INT_OF_REAL_THM : thm -> thm

SYNOPSIS
Map a universally quantified theorem from reals to integers.

DESCRIPTION
We often regard integers as a subset of the reals, so any universally quantified theorem over the reals also holds for the integers, and indeed any other subset. In HOL, integers and reals are completely separate types (int and real respectively). However, there is a natural injection (actually called dest_int) from integers to reals that maps integer operations to their real counterparts, and using this we can similarly show that any universally quantified formula over the reals also holds over the integers with operations mapped to the right type.

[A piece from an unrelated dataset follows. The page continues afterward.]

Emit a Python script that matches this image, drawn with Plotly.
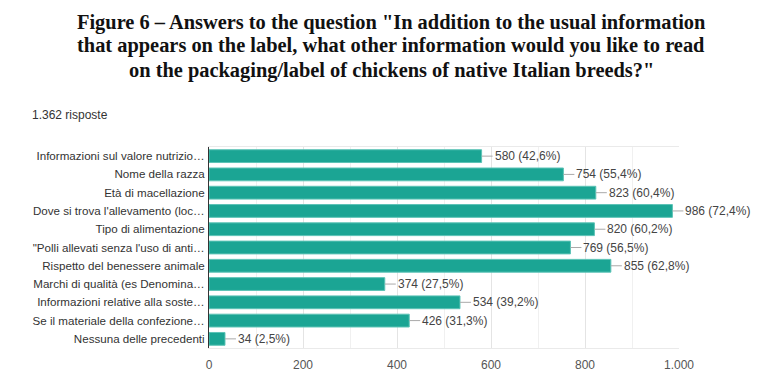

The rule INT_OF_REAL_THM embodies this procedure; given a universally quantified theorem over the reals, it maps it to a corresponding theorem over the integers.

FAILURE CONDITIONS
Never fails.

EXAMPLE
  # REAL_ABS_TRIANGLE;;
  val it : thm = |- !x y. abs (x + y) <= abs x + abs y
  # map dest_var (variables(concl it));;
  val it : (string * hol_type) list = [("y", `:real`); ("x", `:real`)]

  # INT_OF_REAL_THM REAL_ABS_TRIANGLE;;
  val it : thm = |- !x y. abs (x + y) <= abs x + abs y
  # map dest_var (variables(concl it));;
  val it : (string * hol_type) list = [("y", `:int`); ("x", `:int`)]

SEE ALSO
ARITH_RULE, INT_ARITH, INT_ARITH_CONV, INT_ARITH_TAC, NUM_TO_INT_CONV, REAL_ARITH.